1) Regular wine bottles that are non-screw top, preferably with paper labels because they come off easier. But a lil goo-gone spray and you can get even the toughest ones clean.

2) Sparkling wine bottles and sparkling water bottles (pellegrino, Acqua Panna, etc). Many of the sparkling wine bottles, and those two brands of water, can be capped with a regular ole beer crown cap.

3) fancy-looking liquor bottles. Serving up your wine in like a Disaronno or Patrón bottle is just fun. Not meant for storage, just table appeal.

Here's what to avoid...

1) Twist off beer bottles, or wine bottles or anything like that unless you find the cap or are willing to buy/find the cap that will fit. Most twist off wine bottles will take a cork, but it's not their initial design so I don't trust 'em.

2) Check for chips! Lots of times the bottles are just tossed haphazardly into the recycling bin and will have chips or cracks that will make for sad times during bottling.
 
Billions of wine bottles have been sealed with regular corks.

Wine industry sources do not agree on the level of taint. Cork manufacturers admit to about one percent and folks who want to sell screw caps or artificial corks claim up to one in three has a degree of taint that can be detected by professional tasters. The guys over at winspectator.com say that fifteen percent of the bottles that they open for their tastings are rejected as tainted by corks.
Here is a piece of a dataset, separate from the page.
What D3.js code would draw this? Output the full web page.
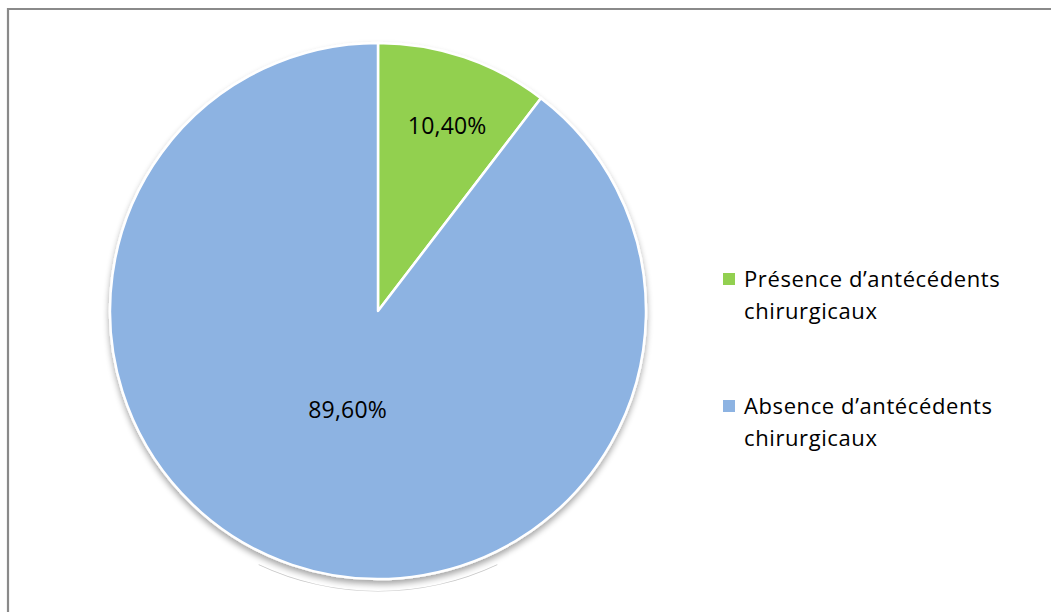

That ties in with my own experience. As a family, we get through around 200 bottles a year. For many years, we lived in Germany. Almost all wine sold there is sold in traditional glass bottles with cork seals. Once or twice a month I would have to pour a bottle away as it was too badly tainted even for cooking. Wine that was slightly tainted but still just drinkable would be a weekly experience. That was with wine from France, Italy, Chile, Australia and South Africa. The only exception was New Zealand and what was different about NZ wine was that it was almost exclusively in screw caps.

We more recently spent a year in Ireland where wine is pretty much universally available in screw top bottles. Two bottles thrown away in the year and one of those was one of the handful that we bought with a cork seal.